Your instructions: Search the listing for "with" and copy every line where it appears.

== == ==

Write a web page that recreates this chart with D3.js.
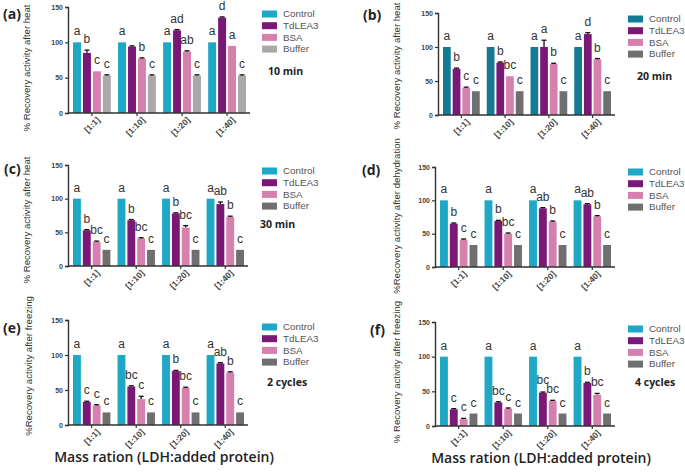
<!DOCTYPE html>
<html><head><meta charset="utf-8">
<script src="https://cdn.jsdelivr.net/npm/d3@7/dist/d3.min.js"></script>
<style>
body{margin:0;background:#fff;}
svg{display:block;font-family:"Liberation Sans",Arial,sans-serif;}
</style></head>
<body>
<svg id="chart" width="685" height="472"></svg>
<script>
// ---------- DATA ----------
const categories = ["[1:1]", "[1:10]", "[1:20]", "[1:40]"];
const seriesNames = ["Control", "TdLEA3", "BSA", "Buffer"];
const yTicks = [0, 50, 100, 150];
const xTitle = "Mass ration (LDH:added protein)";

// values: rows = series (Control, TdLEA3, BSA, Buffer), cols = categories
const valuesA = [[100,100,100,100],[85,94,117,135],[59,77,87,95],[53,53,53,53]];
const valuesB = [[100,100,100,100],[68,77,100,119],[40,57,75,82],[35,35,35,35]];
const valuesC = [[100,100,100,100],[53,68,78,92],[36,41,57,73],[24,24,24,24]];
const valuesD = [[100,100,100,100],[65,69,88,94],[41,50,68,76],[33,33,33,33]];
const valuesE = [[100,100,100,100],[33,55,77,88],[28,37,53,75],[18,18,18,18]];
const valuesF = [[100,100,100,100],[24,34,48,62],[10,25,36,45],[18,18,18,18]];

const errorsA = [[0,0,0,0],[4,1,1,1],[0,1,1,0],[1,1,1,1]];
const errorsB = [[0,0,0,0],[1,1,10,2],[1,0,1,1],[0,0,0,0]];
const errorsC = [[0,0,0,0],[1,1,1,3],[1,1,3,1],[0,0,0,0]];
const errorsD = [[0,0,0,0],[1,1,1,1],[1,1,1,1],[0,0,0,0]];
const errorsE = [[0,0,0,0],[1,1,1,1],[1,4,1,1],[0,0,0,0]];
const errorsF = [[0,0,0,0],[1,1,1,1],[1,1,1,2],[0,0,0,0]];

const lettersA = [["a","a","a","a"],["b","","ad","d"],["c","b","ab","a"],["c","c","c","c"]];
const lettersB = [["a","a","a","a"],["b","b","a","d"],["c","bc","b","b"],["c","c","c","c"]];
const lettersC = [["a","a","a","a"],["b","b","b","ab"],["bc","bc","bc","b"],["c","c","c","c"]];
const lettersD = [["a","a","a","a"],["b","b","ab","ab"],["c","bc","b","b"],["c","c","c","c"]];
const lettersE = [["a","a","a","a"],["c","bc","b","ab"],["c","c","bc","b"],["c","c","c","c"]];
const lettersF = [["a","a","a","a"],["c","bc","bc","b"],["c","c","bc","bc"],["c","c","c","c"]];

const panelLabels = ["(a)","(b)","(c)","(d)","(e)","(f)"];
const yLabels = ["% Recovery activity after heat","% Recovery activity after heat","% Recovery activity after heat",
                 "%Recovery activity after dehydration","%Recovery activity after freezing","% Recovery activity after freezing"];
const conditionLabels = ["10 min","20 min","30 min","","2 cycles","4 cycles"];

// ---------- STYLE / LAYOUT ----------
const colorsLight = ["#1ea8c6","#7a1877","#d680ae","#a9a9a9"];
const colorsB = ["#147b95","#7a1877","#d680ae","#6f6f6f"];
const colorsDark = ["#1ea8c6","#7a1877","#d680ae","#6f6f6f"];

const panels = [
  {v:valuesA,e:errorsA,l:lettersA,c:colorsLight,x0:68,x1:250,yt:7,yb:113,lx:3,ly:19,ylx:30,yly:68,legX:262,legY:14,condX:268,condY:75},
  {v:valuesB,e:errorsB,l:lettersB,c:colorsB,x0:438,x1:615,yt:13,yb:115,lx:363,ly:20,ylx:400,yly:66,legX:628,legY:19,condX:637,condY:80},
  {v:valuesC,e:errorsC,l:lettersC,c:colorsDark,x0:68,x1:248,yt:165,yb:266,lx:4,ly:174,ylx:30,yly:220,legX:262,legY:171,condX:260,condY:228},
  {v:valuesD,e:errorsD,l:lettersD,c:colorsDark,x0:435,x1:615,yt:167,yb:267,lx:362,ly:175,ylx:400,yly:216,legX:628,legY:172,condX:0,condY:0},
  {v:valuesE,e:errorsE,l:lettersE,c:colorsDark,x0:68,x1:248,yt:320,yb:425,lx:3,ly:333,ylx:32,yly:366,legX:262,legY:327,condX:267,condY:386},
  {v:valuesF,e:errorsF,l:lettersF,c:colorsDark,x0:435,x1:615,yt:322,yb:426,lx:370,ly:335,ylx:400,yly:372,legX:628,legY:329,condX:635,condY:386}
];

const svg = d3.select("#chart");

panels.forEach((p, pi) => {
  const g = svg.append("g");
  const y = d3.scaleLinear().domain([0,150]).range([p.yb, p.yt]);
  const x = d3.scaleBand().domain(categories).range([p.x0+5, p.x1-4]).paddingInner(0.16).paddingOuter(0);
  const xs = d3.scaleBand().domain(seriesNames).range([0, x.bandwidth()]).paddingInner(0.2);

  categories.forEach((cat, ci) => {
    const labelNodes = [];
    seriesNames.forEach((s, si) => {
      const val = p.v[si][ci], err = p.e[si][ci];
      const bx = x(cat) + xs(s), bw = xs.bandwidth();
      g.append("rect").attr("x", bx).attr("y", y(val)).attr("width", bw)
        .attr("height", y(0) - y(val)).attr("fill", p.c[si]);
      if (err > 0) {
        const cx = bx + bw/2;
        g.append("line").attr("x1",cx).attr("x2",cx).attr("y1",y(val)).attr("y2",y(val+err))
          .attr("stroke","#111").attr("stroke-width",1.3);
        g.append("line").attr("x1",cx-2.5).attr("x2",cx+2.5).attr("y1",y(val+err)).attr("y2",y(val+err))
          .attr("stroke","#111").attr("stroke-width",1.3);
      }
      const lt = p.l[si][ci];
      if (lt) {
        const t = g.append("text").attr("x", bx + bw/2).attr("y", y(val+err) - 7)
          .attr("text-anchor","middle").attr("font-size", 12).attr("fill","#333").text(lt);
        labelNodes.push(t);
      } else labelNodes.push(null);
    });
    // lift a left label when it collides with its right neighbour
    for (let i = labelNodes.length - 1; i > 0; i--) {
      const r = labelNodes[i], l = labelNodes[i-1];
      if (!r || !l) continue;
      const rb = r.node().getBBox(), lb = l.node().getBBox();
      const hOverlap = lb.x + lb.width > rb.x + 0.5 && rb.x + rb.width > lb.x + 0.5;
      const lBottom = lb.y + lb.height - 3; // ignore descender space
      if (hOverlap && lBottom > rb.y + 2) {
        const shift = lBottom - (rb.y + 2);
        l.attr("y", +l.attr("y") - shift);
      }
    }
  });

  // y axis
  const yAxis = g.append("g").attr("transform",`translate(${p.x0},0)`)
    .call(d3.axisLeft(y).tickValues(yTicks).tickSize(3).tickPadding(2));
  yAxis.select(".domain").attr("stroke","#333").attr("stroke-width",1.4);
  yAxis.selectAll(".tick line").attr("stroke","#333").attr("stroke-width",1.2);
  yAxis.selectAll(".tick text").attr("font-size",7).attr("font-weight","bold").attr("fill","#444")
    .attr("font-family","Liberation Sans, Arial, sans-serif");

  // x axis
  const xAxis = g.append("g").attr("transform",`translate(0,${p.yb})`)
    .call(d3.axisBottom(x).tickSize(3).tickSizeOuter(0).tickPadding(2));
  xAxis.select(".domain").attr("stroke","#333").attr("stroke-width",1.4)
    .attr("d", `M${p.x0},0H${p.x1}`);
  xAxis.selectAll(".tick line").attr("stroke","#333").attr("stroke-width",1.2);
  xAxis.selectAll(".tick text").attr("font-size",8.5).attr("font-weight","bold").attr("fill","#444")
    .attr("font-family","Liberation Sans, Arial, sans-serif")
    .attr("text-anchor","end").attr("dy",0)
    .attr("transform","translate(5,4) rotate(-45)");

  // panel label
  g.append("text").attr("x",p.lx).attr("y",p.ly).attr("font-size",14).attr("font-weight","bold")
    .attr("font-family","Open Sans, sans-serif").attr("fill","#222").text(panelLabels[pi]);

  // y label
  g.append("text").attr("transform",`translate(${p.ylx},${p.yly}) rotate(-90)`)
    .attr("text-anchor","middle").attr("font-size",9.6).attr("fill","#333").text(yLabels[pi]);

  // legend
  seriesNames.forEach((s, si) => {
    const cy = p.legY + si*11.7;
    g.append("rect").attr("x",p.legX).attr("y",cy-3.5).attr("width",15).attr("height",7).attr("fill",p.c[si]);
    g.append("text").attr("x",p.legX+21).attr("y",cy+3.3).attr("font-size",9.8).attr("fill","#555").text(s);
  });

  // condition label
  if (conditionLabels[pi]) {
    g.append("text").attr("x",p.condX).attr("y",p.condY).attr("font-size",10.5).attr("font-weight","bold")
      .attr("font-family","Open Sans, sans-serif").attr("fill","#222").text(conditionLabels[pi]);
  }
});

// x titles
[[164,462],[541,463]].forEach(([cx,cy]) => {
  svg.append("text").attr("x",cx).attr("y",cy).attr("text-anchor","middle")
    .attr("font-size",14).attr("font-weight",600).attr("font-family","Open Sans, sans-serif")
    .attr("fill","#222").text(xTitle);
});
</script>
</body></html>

== == ==

Final result:
Write a web page that recreates this chart with D3.js.
    // lift a left label when it collides with its right neighbour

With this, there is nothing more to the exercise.